1948’de İngiltere mandasının bölgeden çekilmesi ve İsrail devletinin kurulmasının ardından çıkan savaş sırasında ise 750 bin Filistinli evlerini terk etmek zorunda bırakılarak mülteci durumuna düştü. Savaş sürerken İsrail, 1947’deki BM kararına rağmen, Kudüs’ün Batı yakası da dahil olmak üzere Filistinliler’e ayrılan bölgenin büyük bölümünü kontrol altına almıştı. Aynı yıl içinde çatışmalar daha da şiddetlendi, İsrail Filistinliler’e bırakılmış toprakları işgal etmeye devam etti. 1949’da yeniden ateşkes imzalandı ve Birleşmiş Milletler gözetiminde bir anlaşma imzalandı. BM’nin 194 sayılı bu kararına göre, 1- Evlerine dönmeyi ve komşularıyla huzur içinde yaşamayı arzulayan Filistinli mültecilerin bu arzularını gerçekleştirmelerine izin verilmesi, 2- Dönmek istemeyenlerin arazileri için tazminat ödenmesi ve 3- Askeri yönetimin kaldırılması, Kudüs’e uluslararası statü verilmesi ve Filistin’deki kutsal mekanların korunması, o mekanlara serbest erişimin sağlanması gerekiyordu.
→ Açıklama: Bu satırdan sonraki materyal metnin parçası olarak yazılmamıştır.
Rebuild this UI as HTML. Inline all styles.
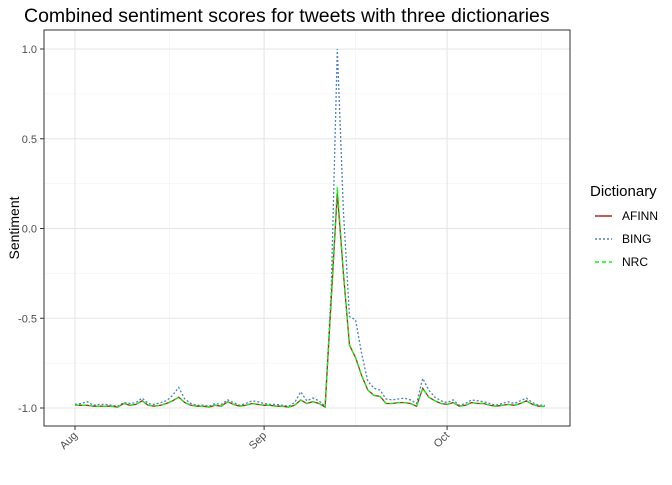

Uzlaştırma Komisyonu’na Fransa, Türkiye ve Amerika Birleşik Devletleri seçildi. Ancak bu karar da akim kaldı, çünkü taraflar arasında anlaşma sağlanamadı. BM Kurulu’nda 1948’den bu yana her yıl ama her yıl, Filistinli mültecilerin iadesi ve Kudüs’ün uluslararası bir yönetime kavuşturulması vurgulanıyor.
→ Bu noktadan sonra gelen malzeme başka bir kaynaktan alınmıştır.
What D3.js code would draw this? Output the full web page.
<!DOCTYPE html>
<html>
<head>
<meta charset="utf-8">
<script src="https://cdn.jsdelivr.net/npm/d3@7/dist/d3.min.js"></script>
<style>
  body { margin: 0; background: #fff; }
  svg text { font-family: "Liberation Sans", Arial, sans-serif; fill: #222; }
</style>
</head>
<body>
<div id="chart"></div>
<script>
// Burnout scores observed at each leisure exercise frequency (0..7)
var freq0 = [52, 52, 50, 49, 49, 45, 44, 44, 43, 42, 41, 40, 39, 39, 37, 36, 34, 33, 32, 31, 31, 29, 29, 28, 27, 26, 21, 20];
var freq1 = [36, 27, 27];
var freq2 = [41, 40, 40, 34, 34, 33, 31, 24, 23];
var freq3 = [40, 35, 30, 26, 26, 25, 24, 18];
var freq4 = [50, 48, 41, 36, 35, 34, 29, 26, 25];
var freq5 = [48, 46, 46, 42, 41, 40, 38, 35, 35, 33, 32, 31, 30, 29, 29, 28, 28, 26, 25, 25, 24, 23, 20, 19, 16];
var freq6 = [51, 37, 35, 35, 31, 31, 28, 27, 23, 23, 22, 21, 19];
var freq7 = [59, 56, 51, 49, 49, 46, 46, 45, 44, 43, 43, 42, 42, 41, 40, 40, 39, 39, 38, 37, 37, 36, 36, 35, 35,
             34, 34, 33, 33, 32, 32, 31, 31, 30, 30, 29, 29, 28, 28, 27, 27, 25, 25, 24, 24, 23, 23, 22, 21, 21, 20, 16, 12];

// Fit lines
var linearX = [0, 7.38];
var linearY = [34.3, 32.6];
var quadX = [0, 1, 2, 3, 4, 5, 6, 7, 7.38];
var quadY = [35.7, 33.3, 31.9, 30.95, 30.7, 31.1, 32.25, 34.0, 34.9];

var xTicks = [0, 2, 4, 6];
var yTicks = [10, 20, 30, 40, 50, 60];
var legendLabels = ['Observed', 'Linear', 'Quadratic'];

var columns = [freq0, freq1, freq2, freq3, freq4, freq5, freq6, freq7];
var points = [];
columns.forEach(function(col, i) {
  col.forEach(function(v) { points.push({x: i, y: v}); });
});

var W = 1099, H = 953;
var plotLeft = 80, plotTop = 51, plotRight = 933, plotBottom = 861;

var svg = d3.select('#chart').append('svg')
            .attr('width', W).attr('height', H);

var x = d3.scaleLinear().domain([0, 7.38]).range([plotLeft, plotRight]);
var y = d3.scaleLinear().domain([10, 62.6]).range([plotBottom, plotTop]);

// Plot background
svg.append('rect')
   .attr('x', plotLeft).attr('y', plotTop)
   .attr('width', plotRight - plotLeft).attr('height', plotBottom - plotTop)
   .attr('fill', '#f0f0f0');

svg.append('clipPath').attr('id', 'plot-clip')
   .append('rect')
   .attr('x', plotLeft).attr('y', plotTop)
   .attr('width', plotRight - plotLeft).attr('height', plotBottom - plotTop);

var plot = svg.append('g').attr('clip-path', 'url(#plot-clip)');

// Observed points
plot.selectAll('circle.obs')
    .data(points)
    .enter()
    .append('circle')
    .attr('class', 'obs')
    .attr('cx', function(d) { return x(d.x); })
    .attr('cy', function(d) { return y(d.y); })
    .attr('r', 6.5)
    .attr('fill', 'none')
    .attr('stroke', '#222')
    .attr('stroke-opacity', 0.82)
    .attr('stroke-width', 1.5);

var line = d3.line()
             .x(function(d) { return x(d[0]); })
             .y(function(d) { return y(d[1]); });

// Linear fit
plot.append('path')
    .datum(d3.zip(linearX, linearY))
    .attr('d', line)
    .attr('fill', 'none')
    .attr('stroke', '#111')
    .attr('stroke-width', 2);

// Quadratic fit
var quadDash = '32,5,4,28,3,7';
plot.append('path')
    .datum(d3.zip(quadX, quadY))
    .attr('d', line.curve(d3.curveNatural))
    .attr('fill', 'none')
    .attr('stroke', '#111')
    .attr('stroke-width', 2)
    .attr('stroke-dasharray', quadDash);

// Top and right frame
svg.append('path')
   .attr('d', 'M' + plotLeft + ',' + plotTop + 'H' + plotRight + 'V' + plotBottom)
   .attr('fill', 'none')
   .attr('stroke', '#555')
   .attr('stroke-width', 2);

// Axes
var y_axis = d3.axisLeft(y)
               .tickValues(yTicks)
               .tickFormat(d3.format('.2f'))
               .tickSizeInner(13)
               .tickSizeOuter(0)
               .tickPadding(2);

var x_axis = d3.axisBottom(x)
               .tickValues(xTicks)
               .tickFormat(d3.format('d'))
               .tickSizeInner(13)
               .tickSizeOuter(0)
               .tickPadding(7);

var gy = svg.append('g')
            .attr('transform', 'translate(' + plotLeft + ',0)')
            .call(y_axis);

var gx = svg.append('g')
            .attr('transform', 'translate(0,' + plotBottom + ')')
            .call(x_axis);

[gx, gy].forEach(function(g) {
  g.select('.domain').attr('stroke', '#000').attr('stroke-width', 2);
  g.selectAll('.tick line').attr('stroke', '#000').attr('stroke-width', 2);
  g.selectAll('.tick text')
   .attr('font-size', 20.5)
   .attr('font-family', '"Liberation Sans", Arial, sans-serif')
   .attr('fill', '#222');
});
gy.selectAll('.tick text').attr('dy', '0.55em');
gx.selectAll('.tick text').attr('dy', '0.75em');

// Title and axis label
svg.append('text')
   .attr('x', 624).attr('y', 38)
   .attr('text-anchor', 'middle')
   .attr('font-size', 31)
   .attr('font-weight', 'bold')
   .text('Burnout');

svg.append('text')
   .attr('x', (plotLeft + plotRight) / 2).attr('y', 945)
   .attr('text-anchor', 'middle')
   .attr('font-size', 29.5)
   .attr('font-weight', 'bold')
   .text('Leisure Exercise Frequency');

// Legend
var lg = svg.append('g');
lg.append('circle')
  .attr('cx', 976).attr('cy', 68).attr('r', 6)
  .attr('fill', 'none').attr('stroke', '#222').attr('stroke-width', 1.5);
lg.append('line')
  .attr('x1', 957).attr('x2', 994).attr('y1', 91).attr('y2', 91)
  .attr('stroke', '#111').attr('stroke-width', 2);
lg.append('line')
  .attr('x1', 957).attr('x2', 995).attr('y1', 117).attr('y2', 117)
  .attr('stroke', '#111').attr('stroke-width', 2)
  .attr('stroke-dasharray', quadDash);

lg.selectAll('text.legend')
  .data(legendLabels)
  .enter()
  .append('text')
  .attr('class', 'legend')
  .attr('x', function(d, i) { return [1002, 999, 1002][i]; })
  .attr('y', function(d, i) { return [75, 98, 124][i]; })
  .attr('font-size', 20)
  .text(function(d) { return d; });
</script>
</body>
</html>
Her yıl vurgulanıyor; ama o gün bugündür durum hep daha kötüye gidiyor. Gelinen noktada, Kudüs üç dine mensup dindarların ortak ibadet mekanı olmaktan çıkmış durumda, fiili olarak İsrail tarafından kontrol ediliyor. Filistin Devleti’ne ait kimlik taşıyanların ise, ister Müslüman olsun, ister Hristiyan, isterse Yahudi, eğer Kudüs’te ikamet etmiyorsa, Kudüs’e girmesine de, Mescid-i Aksa’yı ziyaret etmesine de İsrail yönetimi tarafından izin verilmiyor. Bu kimseler İsrail vatandaşı olurlarsa, durum tamamen değişiyor elbette.
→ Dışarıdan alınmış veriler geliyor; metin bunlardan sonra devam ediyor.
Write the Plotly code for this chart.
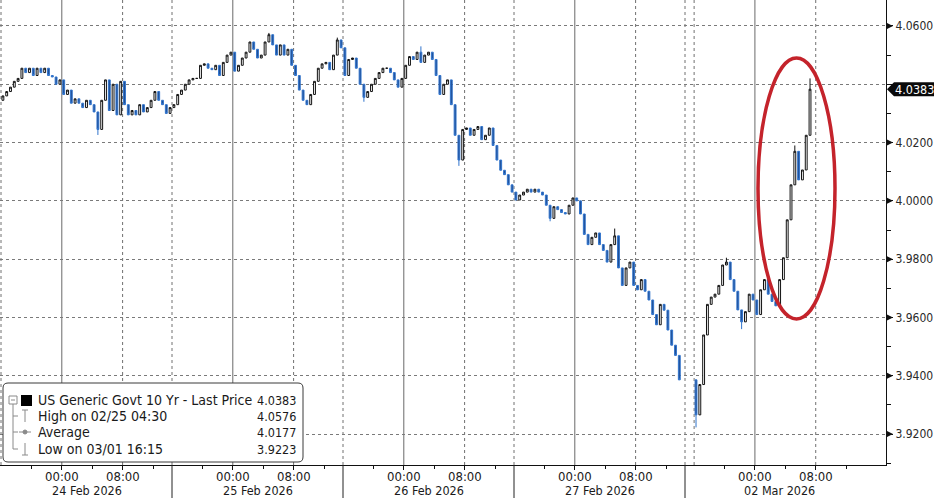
import plotly.graph_objects as go

# ---------------- data (30-minute bars, closes) ----------------
session_labels = ["24 Feb 2026", "25 Feb 2026", "26 Feb 2026", "27 Feb 2026", "02 Mar 2026"]
session_start_h = [0.0, 22.5, 45.0, 67.5, 91.2]   # compressed trading-time axis (hours)
session_len_h = 22.5

close_24feb = [4.0360, 4.0375, 4.0390, 4.0410, 4.0420, 4.0455, 4.0440, 4.0455, 4.0430, 4.0455,
               4.0440, 4.0455, 4.0430, 4.0425, 4.0400, 4.0415, 4.0365, 4.0380, 4.0335, 4.0350,
               4.0335, 4.0320, 4.0345, 4.0330, 4.0305, 4.0245, 4.0345, 4.0415, 4.0310, 4.0400,
               4.0295, 4.0410, 4.0330, 4.0295, 4.0310, 4.0295, 4.0330, 4.0305, 4.0320, 4.0345,
               4.0375, 4.0345, 4.0330, 4.0300, 4.0320]
close_25feb = [4.0330, 4.0365, 4.0380, 4.0400, 4.0415, 4.0420, 4.0420, 4.0465, 4.0470, 4.0455,
               4.0450, 4.0465, 4.0430, 4.0475, 4.0500, 4.0510, 4.0445, 4.0465, 4.0490, 4.0510,
               4.0545, 4.0520, 4.0490, 4.0500, 4.0545, 4.0570, 4.0535, 4.0500, 4.0535, 4.0500,
               4.0520, 4.0465, 4.0430, 4.0380, 4.0345, 4.0330, 4.0365, 4.0410, 4.0455, 4.0470,
               4.0475, 4.0450, 4.0500, 4.0552, 4.0525]
close_26feb = [4.0430, 4.0485, 4.0490, 4.0455, 4.0400, 4.0355, 4.0375, 4.0400, 4.0420, 4.0440,
               4.0455, 4.0455, 4.0440, 4.0415, 4.0390, 4.0420, 4.0465, 4.0495, 4.0485, 4.0510,
               4.0475, 4.0500, 4.0510, 4.0485, 4.0430, 4.0365, 4.0400, 4.0415, 4.0330, 4.0225,
               4.0140, 4.0245, 4.0250, 4.0225, 4.0245, 4.0255, 4.0210, 4.0225, 4.0250, 4.0190,
               4.0140, 4.0105, 4.0090, 4.0055, 4.0030]
close_27feb = [4.0003, 4.0020, 4.0030, 4.0040, 4.0030, 4.0040, 4.0030, 4.0020, 3.9985, 3.9940,
               3.9980, 3.9970, 3.9960, 3.9955, 3.9985, 4.0010, 4.0000, 3.9955, 3.9885, 3.9850,
               3.9875, 3.9890, 3.9850, 3.9830, 3.9790, 3.9850, 3.9880, 3.9770, 3.9710, 3.9770,
               3.9790, 3.9710, 3.9695, 3.9730, 3.9690, 3.9660, 3.9610, 3.9575, 3.9645, 3.9625,
               3.9557, 3.9505, 3.9470, 3.9386]
close_02mar = [3.9266, 3.9370, 3.9540, 3.9645, 3.9670, 3.9680, 3.9710, 3.9780, 3.9790, 3.9730,
               3.9690, 3.9626, 3.9585, 3.9620, 3.9680, 3.9660, 3.9610, 3.9695, 3.9730, 3.9680,
               3.9655, 3.9640, 3.9730, 3.9805, 3.9935, 4.0055, 4.0170, 4.0072, 4.0106, 4.0225,
               4.0383]
first_open = 4.0345

# wick extremes visible on the chart: (session, bar) -> price
wick_high = {(1, 25): 4.0576, (1, 43): 4.0560, (2, 20): 4.0530, (3, 26): 3.9905,
             (4, 8): 3.9805, (4, 26): 4.0190, (4, 30): 4.0420}
wick_low = {(0, 25): 4.0226, (2, 30): 4.0120, (2, 5): 4.0340, (4, 0): 3.9223,
            (4, 12): 3.9560, (3, 9): 3.9930}

last_price = 4.0383
legend_rows = [("US Generic Govt 10 Yr - Last Price", "4.0383"),
               ("High on 02/25 04:30", "4.0576"),
               ("Average", "4.0177"),
               ("Low on 03/01 16:15", "3.9223")]

y_ticks = [3.92, 3.94, 3.96, 3.98, 4.00, 4.02, 4.04, 4.06]
time_tick_labels = ["00:00", "08:00"]

# ---------------- build OHLC ----------------
sessions = [close_24feb, close_25feb, close_26feb, close_27feb, close_02mar]
xs, o, h, l, c = [], [], [], [], []
prev = first_open
for k, closes in enumerate(sessions):
    for i, cl in enumerate(closes):
        xs.append(session_start_h[k] + 0.5 * i + 0.25)
        op = prev
        hi = max(op, cl)
        lo = min(op, cl)
        if (k, i) in wick_high:
            hi = max(hi, wick_high[(k, i)])
        if (k, i) in wick_low:
            lo = min(lo, wick_low[(k, i)])
        o.append(op); h.append(hi); l.append(lo); c.append(cl)
        prev = cl

FONT = "DejaVu Sans Condensed, Liberation Sans, sans-serif"
W, H = 936, 498
PL, PR, PT, PB = 0, 50, 0, 33
PW = W - PL - PR      # 886
PH = H - PT - PB      # 465
PX_PER_H = 7.6
X0 = -1 / PX_PER_H
X1 = (PW - 1) / PX_PER_H
Y_TOP = 4.0689
Y_BOT = 3.9094
PER_PX = (Y_TOP - Y_BOT) / PH


def xp(px):
    return px / PW


def yp(py):
    return (PH - py) / PH


fig = go.Figure()
fig.add_trace(go.Candlestick(
    x=xs, open=o, high=h, low=l, close=c,
    increasing=dict(line=dict(color="#111111", width=1), fillcolor="#ffffff"),
    decreasing=dict(line=dict(color="#3174cc", width=1), fillcolor="#1d4a90"),
    whiskerwidth=0, showlegend=False, hoverinfo="skip"))

shapes = []
# vertical grid lines
for k, s in enumerate(session_start_h):
    shapes.append(dict(type="line", xref="x", yref="paper", x0=s + 8, x1=s + 8, y0=0, y1=1,
                       line=dict(color="#6a6a6a", width=1), layer="below"))
    shapes.append(dict(type="line", xref="x", yref="paper", x0=s + 16, x1=s + 16, y0=0, y1=1,
                       line=dict(color="#707070", width=1, dash="dot"), layer="below"))
boundaries = [0.0, 22.5, 45.0, 67.5, 90.0, 91.2]
for b in boundaries:
    shapes.append(dict(type="line", xref="x", yref="paper", x0=b, x1=b, y0=0, y1=1,
                       line=dict(color="#707070", width=1, dash="dot"), layer="below"))
# session separators below the axis
for b in [22.5, 45.0, 67.5, 90.0]:
    shapes.append(dict(type="line", xref="x", yref="paper", x0=b, x1=b, y0=yp(PH + 40), y1=0,
                       line=dict(color="#222222", width=1)))

# axis triangles on the right
tri_h = 3.5 * PER_PX
for v in y_ticks:
    if abs(v - 4.04) < 1e-9:
        continue
    shapes.append(dict(type="path", xref="paper", yref="y",
                       path=f"M {xp(PW)},{v + tri_h} L {xp(PW + 7)},{v} L {xp(PW)},{v - tri_h} Z",
                       fillcolor="#111111", line=dict(width=0)))

# last price tag
th = 7 * PER_PX
lp = last_price
shapes.append(dict(type="path", xref="paper", yref="y",
                   path=(f"M {xp(PW + 1)},{lp} L {xp(PW + 8)},{lp + th} L {xp(PW + 48)},{lp + th} "
                         f"L {xp(PW + 48)},{lp - th} L {xp(PW + 8)},{lp - th} Z"),
                   fillcolor="#0a0a0a", line=dict(width=0)))

# red ellipse
shapes.append(dict(type="circle", xref="paper", yref="paper",
                   x0=xp(758), x1=xp(835), y0=yp(319), y1=yp(58),
                   line=dict(color="#c4232b", width=3.5)))

# legend box (rounded)
bx0, bx1, by0, by1, r = 3, 303, 383, 462, 5
box_path = (f"M {xp(bx0 + r)},{yp(by0)} L {xp(bx1 - r)},{yp(by0)} Q {xp(bx1)},{yp(by0)} {xp(bx1)},{yp(by0 + r)} "
            f"L {xp(bx1)},{yp(by1 - r)} Q {xp(bx1)},{yp(by1)} {xp(bx1 - r)},{yp(by1)} "
            f"L {xp(bx0 + r)},{yp(by1)} Q {xp(bx0)},{yp(by1)} {xp(bx0)},{yp(by1 - r)} "
            f"L {xp(bx0)},{yp(by0 + r)} Q {xp(bx0)},{yp(by0)} {xp(bx0 + r)},{yp(by0)} Z")
shapes.append(dict(type="path", xref="paper", yref="paper", path=box_path,
                   fillcolor="#ffffff", line=dict(color="#3a3a3a", width=1)))

row_y = [400, 416, 432, 449]
gray = "#8a8a8a"
# tree
shapes.append(dict(type="rect", xref="paper", yref="paper", x0=xp(9), x1=xp(17), y0=yp(404), y1=yp(396),
                   line=dict(color=gray, width=1), fillcolor="#ffffff"))
shapes.append(dict(type="line", xref="paper", yref="paper", x0=xp(11), x1=xp(15), y0=yp(400), y1=yp(400),
                   line=dict(color=gray, width=1)))
shapes.append(dict(type="line", xref="paper", yref="paper", x0=xp(13), x1=xp(13), y0=yp(404), y1=yp(449),
                   line=dict(color=gray, width=1)))
for ry in row_y[1:]:
    shapes.append(dict(type="line", xref="paper", yref="paper", x0=xp(13), x1=xp(18), y0=yp(ry), y1=yp(ry),
                       line=dict(color=gray, width=1)))
# black square
shapes.append(dict(type="rect", xref="paper", yref="paper", x0=xp(21), x1=xp(32), y0=yp(406), y1=yp(395),
                   fillcolor="#000000", line=dict(width=0)))
# high symbol
shapes.append(dict(type="line", xref="paper", yref="paper", x0=xp(25), x1=xp(25), y0=yp(410), y1=yp(422),
                   line=dict(color=gray, width=1)))
shapes.append(dict(type="line", xref="paper", yref="paper", x0=xp(22), x1=xp(28), y0=yp(410), y1=yp(410),
                   line=dict(color=gray, width=1)))
# average symbol
shapes.append(dict(type="line", xref="paper", yref="paper", x0=xp(19), x1=xp(31), y0=yp(432), y1=yp(432),
                   line=dict(color=gray, width=1)))
shapes.append(dict(type="circle", xref="paper", yref="paper", x0=xp(23), x1=xp(27), y0=yp(434), y1=yp(430),
                   line=dict(color=gray, width=1), fillcolor=gray))
# low symbol
shapes.append(dict(type="line", xref="paper", yref="paper", x0=xp(25), x1=xp(25), y0=yp(443), y1=yp(455),
                   line=dict(color=gray, width=1)))
shapes.append(dict(type="line", xref="paper", yref="paper", x0=xp(22), x1=xp(28), y0=yp(455), y1=yp(455),
                   line=dict(color=gray, width=1)))

annotations = []
for (lab, val), ry in zip(legend_rows, row_y):
    annotations.append(dict(xref="paper", yref="paper", x=xp(36), y=yp(ry), text=lab, showarrow=False,
                            xanchor="left", yanchor="middle", font=dict(family=FONT, size=14, color="#1a1a1a")))
    annotations.append(dict(xref="paper", yref="paper", x=xp(298), y=yp(ry), text=val, showarrow=False,
                            xanchor="right", yanchor="middle", font=dict(family=FONT, size=12.5, color="#1a1a1a")))

# time and date labels under the axis
x_tickvals, x_minor = [], []
for k, s in enumerate(session_start_h):
    for off, lab in zip([8, 16], time_tick_labels):
        x_tickvals.append(s + off)
        annotations.append(dict(xref="x", yref="paper", x=s + off, y=yp(476), text=lab, showarrow=False,
                                xanchor="center", yanchor="middle",
                                font=dict(family=FONT, size=13, color="#1a1a1a")))
    x_minor += [s + 4, s + 12, s + 20]
    annotations.append(dict(xref="x", yref="paper", x=s + session_len_h / 2, y=yp(490),
                            text=session_labels[k], showarrow=False, xanchor="center", yanchor="middle",
                            font=dict(family=FONT, size=12.5, color="#1a1a1a")))

# last price tag text
annotations.append(dict(xref="paper", yref="y", x=xp(PW + 28), y=lp, text=f"{last_price:.4f}",
                        showarrow=False, xanchor="center", yanchor="middle",
                        font=dict(family=FONT, size=12.5, color="#ffffff")))

fig.update_layout(
    width=W, height=H,
    margin=dict(l=PL, r=PR, t=PT, b=PB, autoexpand=False),
    paper_bgcolor="#ffffff", plot_bgcolor="#ffffff",
    showlegend=False,
    shapes=shapes, annotations=annotations,
    xaxis=dict(range=[X0, X1], showgrid=False, zeroline=False, rangeslider=dict(visible=False),
               showline=True, linecolor="#111111", linewidth=1,
               ticks="outside", ticklen=4, tickcolor="#111111",
               tickvals=x_tickvals, showticklabels=False,
               minor=dict(tickmode="array", tickvals=x_minor, ticks="outside", ticklen=3,
                          tickcolor="#111111", showgrid=False)),
    yaxis=dict(range=[Y_BOT, Y_TOP], side="right", showline=True, linecolor="#111111", linewidth=1,
               zeroline=False, showgrid=True, gridcolor="#7a7a7a", griddash="dot", gridwidth=1,
               tickvals=y_ticks, ticktext=["" if abs(v - 4.04) < 1e-9 else f"{v:.4f}" for v in y_ticks],
               ticks="outside", ticklen=6, tickcolor="#111111",
               tickfont=dict(family=FONT, size=12, color="#2a2a2a"),
               minor=dict(tickmode="linear", tick0=3.91, dtick=0.01, ticks="outside", ticklen=4,
                          tickcolor="#111111", showgrid=False)),
)

fig.write_html("out.html", config={"displayModeBar": False},
               post_script="document.body.style.margin='0';")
Başka bir ülkenin vatandaşı olan ve Kudüs’ü ziyaret etmek isteyen bir Müslüman’ın ise, İsrail’den vize almadan Kudüs’ü ziyaret etmesi de bu şartlarda mümkün olmuyor. Uçak yolculuğundan sonra Tel Aviv havalimanında pasaport kuyruklarında saatlerce bekletildikten sonra bir İsrailli memur tarafından güvenlik görünümlü 'paşa gönül' kriterleriyle sınırdışı edilen Müslümanların sayısı ise azımsanmayacak rakamlara ulaşmış durumda.